(Stored data entries)
>> Start
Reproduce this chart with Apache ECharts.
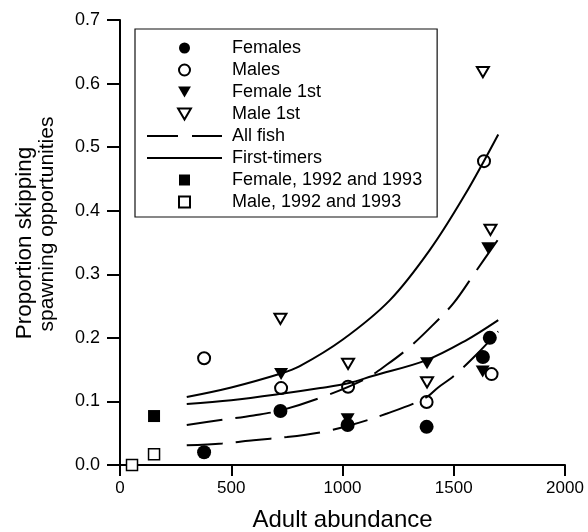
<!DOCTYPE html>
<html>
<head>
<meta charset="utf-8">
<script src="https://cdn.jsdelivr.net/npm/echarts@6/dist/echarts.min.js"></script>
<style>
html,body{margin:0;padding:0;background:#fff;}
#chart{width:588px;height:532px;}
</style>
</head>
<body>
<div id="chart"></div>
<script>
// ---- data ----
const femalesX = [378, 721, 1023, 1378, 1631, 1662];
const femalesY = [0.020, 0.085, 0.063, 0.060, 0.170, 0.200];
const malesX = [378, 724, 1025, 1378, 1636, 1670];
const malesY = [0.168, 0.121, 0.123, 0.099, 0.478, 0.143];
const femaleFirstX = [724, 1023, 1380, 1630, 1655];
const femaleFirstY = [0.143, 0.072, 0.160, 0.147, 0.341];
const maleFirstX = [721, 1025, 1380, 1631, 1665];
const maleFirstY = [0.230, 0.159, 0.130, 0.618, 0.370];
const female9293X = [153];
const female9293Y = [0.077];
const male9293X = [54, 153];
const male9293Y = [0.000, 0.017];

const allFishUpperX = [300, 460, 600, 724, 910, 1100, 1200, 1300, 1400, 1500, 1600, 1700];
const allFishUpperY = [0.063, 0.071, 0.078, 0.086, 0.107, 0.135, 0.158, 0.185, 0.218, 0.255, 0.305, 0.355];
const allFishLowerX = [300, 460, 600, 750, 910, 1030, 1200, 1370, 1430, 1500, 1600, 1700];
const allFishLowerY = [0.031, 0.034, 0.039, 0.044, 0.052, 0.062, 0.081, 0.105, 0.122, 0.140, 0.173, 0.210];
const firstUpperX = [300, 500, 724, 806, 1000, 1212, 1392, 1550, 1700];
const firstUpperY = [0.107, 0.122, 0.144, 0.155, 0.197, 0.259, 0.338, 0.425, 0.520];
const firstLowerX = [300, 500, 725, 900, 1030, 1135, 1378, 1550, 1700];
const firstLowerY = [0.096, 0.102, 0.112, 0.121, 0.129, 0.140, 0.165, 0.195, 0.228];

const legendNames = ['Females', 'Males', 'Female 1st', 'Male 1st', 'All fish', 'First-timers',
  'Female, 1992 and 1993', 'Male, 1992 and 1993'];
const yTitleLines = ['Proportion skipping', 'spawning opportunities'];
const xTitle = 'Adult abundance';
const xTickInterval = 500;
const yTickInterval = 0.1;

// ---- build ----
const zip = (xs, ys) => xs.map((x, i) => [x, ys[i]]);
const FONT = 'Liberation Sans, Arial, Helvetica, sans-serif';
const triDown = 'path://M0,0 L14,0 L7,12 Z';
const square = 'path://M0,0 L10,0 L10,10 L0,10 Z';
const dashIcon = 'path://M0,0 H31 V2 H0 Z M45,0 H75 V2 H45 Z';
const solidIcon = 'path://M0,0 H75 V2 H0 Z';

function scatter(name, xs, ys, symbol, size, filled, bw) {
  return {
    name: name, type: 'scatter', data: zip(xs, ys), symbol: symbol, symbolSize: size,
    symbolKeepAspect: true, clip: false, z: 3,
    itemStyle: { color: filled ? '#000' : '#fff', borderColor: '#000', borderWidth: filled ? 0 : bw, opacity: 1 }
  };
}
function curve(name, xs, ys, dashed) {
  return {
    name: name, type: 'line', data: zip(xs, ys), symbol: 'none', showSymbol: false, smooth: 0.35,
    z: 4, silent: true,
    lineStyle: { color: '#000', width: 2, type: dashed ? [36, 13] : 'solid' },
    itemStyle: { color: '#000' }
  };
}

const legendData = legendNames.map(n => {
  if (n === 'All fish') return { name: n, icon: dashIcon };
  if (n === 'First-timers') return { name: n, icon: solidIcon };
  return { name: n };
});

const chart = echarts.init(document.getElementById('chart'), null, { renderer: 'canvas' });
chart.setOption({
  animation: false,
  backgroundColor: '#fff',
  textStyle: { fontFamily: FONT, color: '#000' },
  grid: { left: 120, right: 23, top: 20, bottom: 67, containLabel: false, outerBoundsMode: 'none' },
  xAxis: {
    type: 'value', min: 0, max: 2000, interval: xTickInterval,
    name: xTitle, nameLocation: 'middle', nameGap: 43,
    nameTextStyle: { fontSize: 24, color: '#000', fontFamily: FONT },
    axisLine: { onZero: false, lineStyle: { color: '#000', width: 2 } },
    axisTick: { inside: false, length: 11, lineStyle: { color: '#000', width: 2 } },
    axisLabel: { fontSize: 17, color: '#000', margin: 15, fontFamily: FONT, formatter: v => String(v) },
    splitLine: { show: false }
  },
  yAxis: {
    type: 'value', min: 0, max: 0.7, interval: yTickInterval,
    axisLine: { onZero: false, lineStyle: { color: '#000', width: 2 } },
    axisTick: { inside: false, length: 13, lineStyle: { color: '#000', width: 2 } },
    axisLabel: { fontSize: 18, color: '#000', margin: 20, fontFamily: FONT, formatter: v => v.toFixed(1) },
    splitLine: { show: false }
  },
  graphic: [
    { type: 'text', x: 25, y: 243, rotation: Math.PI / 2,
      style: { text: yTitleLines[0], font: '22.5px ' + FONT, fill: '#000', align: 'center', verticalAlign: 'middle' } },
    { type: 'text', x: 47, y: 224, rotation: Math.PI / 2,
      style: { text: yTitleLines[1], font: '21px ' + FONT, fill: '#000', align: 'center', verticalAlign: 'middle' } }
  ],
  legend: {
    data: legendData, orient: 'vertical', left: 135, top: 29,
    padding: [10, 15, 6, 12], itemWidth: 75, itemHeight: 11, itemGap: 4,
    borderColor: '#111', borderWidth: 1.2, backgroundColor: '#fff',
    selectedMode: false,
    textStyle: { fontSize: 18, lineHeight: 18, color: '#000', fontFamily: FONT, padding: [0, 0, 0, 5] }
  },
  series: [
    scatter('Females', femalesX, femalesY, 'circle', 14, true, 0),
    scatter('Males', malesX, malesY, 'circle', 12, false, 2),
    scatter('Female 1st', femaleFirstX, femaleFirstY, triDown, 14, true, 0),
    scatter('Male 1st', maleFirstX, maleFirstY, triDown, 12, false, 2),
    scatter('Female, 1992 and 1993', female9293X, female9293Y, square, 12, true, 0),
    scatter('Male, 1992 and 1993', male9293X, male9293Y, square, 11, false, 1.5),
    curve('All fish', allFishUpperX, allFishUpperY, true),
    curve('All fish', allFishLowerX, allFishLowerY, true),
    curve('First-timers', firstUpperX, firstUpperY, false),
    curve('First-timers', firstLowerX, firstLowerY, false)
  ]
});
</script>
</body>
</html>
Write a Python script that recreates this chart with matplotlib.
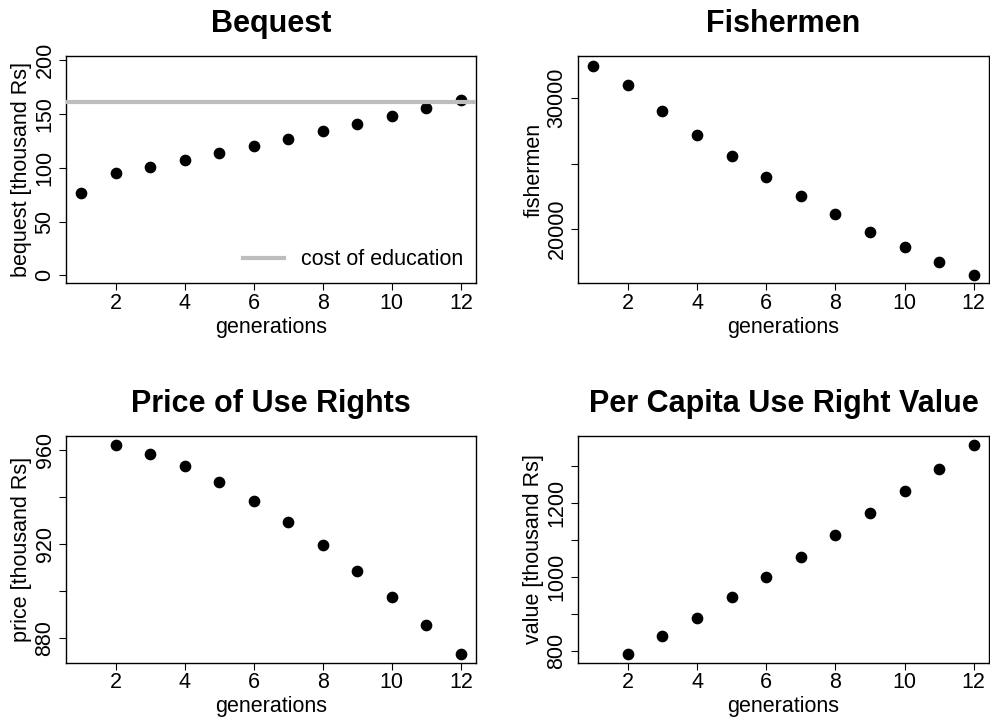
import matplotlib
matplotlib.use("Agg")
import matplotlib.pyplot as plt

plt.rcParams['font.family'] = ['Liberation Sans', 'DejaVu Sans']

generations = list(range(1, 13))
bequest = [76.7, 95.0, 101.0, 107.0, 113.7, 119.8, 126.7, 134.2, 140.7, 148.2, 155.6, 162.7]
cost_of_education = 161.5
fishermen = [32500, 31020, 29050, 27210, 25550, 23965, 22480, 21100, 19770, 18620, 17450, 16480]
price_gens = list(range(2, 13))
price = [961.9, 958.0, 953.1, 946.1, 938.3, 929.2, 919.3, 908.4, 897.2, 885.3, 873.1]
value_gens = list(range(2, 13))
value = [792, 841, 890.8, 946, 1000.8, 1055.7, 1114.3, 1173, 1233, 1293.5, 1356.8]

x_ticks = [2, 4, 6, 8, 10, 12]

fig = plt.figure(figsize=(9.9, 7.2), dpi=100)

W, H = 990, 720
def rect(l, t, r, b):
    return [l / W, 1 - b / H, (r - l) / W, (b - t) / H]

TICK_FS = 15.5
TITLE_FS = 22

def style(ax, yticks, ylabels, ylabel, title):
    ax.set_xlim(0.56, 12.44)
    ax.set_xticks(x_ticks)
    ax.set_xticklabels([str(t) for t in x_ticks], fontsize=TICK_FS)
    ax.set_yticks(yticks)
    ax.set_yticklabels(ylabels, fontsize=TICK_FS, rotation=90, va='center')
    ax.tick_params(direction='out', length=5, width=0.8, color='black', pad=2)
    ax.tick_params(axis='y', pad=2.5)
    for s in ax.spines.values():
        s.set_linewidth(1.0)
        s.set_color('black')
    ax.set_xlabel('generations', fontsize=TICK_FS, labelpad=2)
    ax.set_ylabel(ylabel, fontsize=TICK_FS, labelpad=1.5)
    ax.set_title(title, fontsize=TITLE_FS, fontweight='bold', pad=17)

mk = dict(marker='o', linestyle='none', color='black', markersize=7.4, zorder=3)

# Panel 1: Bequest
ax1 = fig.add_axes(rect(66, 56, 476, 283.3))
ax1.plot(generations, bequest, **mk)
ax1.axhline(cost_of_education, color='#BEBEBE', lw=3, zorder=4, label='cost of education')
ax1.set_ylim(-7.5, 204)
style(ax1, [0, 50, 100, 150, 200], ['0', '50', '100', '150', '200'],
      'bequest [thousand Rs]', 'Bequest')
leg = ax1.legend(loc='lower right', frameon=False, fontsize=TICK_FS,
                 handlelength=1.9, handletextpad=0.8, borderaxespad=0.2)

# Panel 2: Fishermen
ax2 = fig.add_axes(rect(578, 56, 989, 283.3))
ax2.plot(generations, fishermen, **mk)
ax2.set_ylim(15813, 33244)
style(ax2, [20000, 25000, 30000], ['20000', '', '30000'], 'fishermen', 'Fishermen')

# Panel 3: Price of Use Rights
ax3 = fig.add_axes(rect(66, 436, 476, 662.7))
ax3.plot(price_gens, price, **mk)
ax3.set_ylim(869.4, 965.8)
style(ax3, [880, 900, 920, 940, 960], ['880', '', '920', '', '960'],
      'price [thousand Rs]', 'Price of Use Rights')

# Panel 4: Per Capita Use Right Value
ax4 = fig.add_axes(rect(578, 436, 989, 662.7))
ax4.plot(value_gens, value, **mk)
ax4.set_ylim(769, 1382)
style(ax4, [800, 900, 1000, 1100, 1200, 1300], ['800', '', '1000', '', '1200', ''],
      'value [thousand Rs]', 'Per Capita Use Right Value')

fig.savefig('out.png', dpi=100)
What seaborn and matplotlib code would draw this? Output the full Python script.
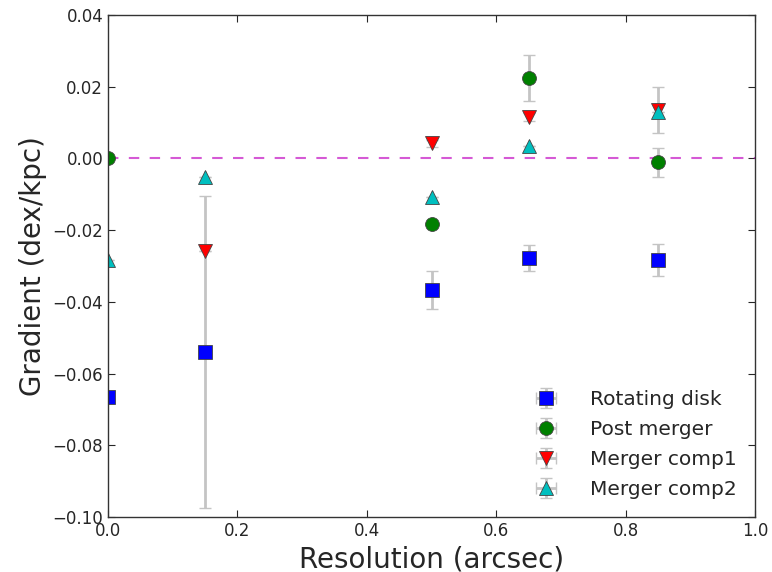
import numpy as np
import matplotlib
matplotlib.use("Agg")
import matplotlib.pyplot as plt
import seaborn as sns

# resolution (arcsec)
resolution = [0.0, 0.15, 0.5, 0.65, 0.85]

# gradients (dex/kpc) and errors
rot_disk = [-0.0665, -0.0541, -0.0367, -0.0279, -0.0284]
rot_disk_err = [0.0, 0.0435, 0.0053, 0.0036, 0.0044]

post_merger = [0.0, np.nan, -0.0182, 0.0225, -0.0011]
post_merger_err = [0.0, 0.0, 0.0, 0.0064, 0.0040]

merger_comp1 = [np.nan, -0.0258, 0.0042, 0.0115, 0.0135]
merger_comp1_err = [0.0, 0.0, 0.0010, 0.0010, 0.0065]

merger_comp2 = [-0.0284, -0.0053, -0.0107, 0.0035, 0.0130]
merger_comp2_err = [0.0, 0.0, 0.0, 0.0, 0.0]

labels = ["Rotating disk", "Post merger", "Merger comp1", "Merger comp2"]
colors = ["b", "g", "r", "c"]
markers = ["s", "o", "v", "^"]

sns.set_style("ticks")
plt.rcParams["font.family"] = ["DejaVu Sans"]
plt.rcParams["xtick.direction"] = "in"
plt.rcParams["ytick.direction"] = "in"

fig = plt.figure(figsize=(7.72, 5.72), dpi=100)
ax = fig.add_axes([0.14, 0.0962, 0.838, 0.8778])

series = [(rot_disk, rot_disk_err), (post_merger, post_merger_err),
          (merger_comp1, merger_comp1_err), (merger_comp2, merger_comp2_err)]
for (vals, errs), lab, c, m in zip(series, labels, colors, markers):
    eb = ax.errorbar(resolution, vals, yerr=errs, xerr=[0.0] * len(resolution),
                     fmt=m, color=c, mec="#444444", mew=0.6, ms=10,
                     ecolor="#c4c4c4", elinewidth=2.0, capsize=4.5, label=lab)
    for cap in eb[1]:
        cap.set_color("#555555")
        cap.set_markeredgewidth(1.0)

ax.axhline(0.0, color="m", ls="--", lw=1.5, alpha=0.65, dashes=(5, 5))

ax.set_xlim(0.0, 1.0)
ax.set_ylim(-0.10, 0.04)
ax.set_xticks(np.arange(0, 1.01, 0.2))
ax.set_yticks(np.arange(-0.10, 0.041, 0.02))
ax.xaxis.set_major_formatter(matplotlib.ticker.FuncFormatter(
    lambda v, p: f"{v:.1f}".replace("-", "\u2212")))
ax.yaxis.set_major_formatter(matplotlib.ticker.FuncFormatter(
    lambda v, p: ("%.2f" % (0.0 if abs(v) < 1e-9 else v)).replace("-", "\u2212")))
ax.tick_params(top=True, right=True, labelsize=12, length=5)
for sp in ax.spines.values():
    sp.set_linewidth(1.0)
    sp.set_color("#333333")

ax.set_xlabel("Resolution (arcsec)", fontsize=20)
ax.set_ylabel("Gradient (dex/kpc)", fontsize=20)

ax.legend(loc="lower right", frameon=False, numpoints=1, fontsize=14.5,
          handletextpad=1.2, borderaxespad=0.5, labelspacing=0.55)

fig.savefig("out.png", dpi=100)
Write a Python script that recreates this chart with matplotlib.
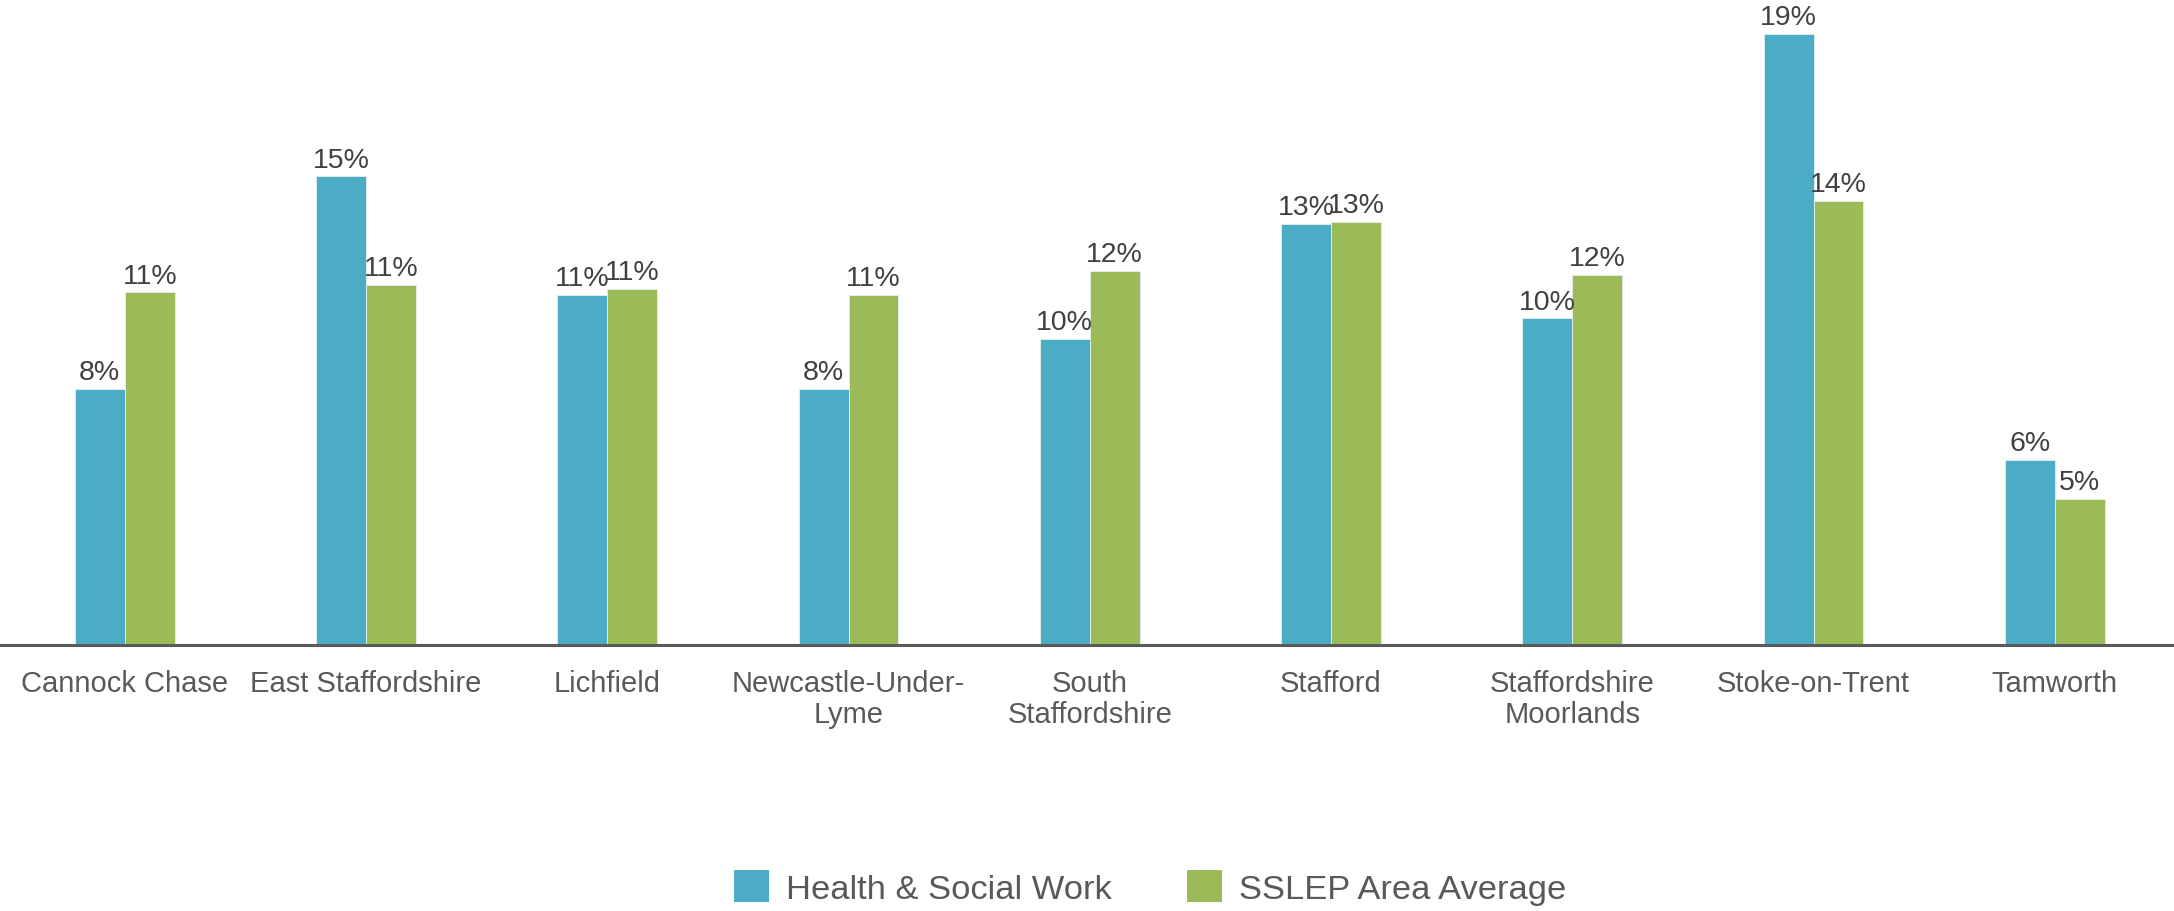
>> End
In the listing above, find the line with "What seaborn and" and the line with "alpha=0.65, dashes=(5, 5))". Copy both of them and every line between, exactly, but not the pictures.

What seaborn and matplotlib code would draw this? Output the full Python script.
import numpy as np
import matplotlib
matplotlib.use("Agg")
import matplotlib.pyplot as plt
import seaborn as sns

# resolution (arcsec)
resolution = [0.0, 0.15, 0.5, 0.65, 0.85]

# gradients (dex/kpc) and errors
rot_disk = [-0.0665, -0.0541, -0.0367, -0.0279, -0.0284]
rot_disk_err = [0.0, 0.0435, 0.0053, 0.0036, 0.0044]

post_merger = [0.0, np.nan, -0.0182, 0.0225, -0.0011]
post_merger_err = [0.0, 0.0, 0.0, 0.0064, 0.0040]

merger_comp1 = [np.nan, -0.0258, 0.0042, 0.0115, 0.0135]
merger_comp1_err = [0.0, 0.0, 0.0010, 0.0010, 0.0065]

merger_comp2 = [-0.0284, -0.0053, -0.0107, 0.0035, 0.0130]
merger_comp2_err = [0.0, 0.0, 0.0, 0.0, 0.0]

labels = ["Rotating disk", "Post merger", "Merger comp1", "Merger comp2"]
colors = ["b", "g", "r", "c"]
markers = ["s", "o", "v", "^"]

sns.set_style("ticks")
plt.rcParams["font.family"] = ["DejaVu Sans"]
plt.rcParams["xtick.direction"] = "in"
plt.rcParams["ytick.direction"] = "in"

fig = plt.figure(figsize=(7.72, 5.72), dpi=100)
ax = fig.add_axes([0.14, 0.0962, 0.838, 0.8778])

series = [(rot_disk, rot_disk_err), (post_merger, post_merger_err),
          (merger_comp1, merger_comp1_err), (merger_comp2, merger_comp2_err)]
for (vals, errs), lab, c, m in zip(series, labels, colors, markers):
    eb = ax.errorbar(resolution, vals, yerr=errs, xerr=[0.0] * len(resolution),
                     fmt=m, color=c, mec="#444444", mew=0.6, ms=10,
                     ecolor="#c4c4c4", elinewidth=2.0, capsize=4.5, label=lab)
    for cap in eb[1]:
        cap.set_color("#555555")
        cap.set_markeredgewidth(1.0)

ax.axhline(0.0, color="m", ls="--", lw=1.5, alpha=0.65, dashes=(5, 5))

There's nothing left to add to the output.